It appears that regardless of what critics might say at this time about India and where it stands on the Paris Agreement goal, it is true that the country is well on course toward achieving its goals.
No longer does the world need to be tutored and handheld to be explained or made understood about that brutal aspect of our life which beckons our attention with all due seriousness. Climate change.
Whether or not someone agrees to it or that it is striking the world with a hot molten slab of lava (or not), truth is, climate change is among the dominant discourses of our times. The evidence of this has time and again been felt in different parts of the globe.
When you think of the Australian bushfires that rocked the cradle Down Under in 2020, the frequent landslides in northern India starting 2018 onwards, which to this day, haven’t really subsided or the ever increasing toll on all human lives that’s a direct result of the excesses of industrialisation, climate change is here and rising akin to a behemoth that needs to be contained.
And perhaps not just contained but subjected to with a cohesive course of action that can take the bull by its horns before it rampages us all- what do you reckon?
That is one of the reasons why a few years back in time, much of the world came together to wrap brains about finding ways to treat this great environmental malady of our times and thus the Paris Climate Agreement was born.
Now before we dive into how India is going to fulfill its promise on achieving the goals that had been set out for it to achieve, here’s a bit about the Paris Climate agreement and what it fundamentally stands for:
The Paris Agreement is a legally binding international treaty on climate change. It was adopted by 196 Parties at COP 21 in Paris, on 12 December 2015 and entered into force on 4 November 2016. Its goal is to limit global warming to well below 2, preferably to 1.5 degrees Celsius, compared to pre-industrial levels.
Now, on the positive side, there’s reason to believe that India is on its way toward achieving the Paris climate Agreement goals, substantiated by certain facts and figures that came to light after Mr. Amitabh Kant, the CEO of Niti Ayog shared some insights.
The following, therefore, is what one needs to take a note of where it comes to how India is on its way toward moving on the right path (as published on moneycontrol.com):
“Our efforts in mainstreaming sustainability and reducing our carbon footprint should inspire countries across the world. Kant said India introduced the faster adoption of electric mobility policy which is facilitating India’s transition to clean mobility.
Kant mentioned that when “we talk of sustainability, and a future which is cleaner and greener, one cannot ignore the dangers posed by climate change”.
He’d, however, also bring to light a perspective basis which India cannot be looked as some instigator or contributor to all the discord that’s happening around climate change. So what did he say?
“India is not responsible for the situation. In fact, India is one of the only G20 countries well on track to achieve its nationally determined contributions,” he would further highlight.

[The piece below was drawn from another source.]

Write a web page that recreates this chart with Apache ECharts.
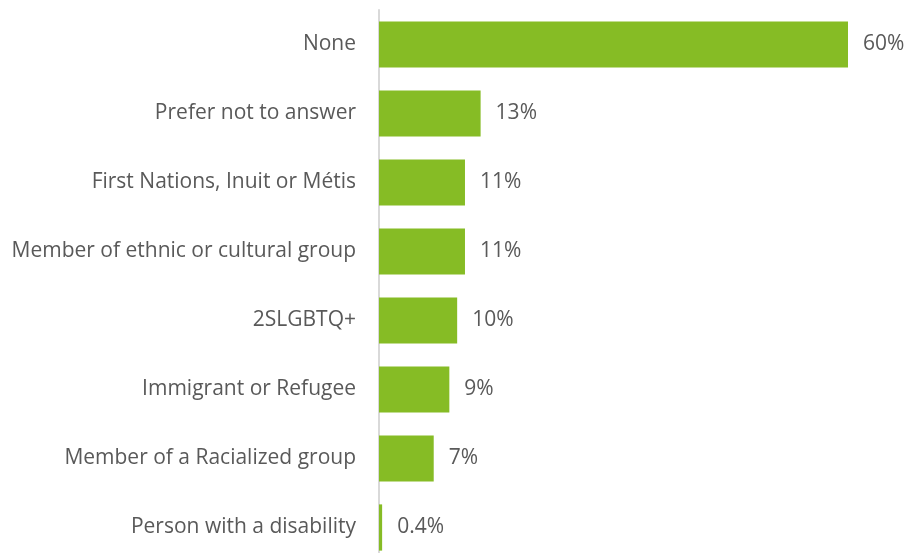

All of that said, what do you reckon as a reader? Is India well and truly on its course toward achieving all its climate change goals as per the Paris Agreement deal, which means cutting down its greenhouse gas emissions intensity of its gross domestic product to 35 percent by the year 2030.
The efforts, certainly are on, as evident from a pro-electric car policy, among the other initiatives, that have been launched under the Govt. of India’s plans to transform the face of the country and ensure it is better prepared to face an embattled climate situation. But how far will the country go in achieving all it set out to do?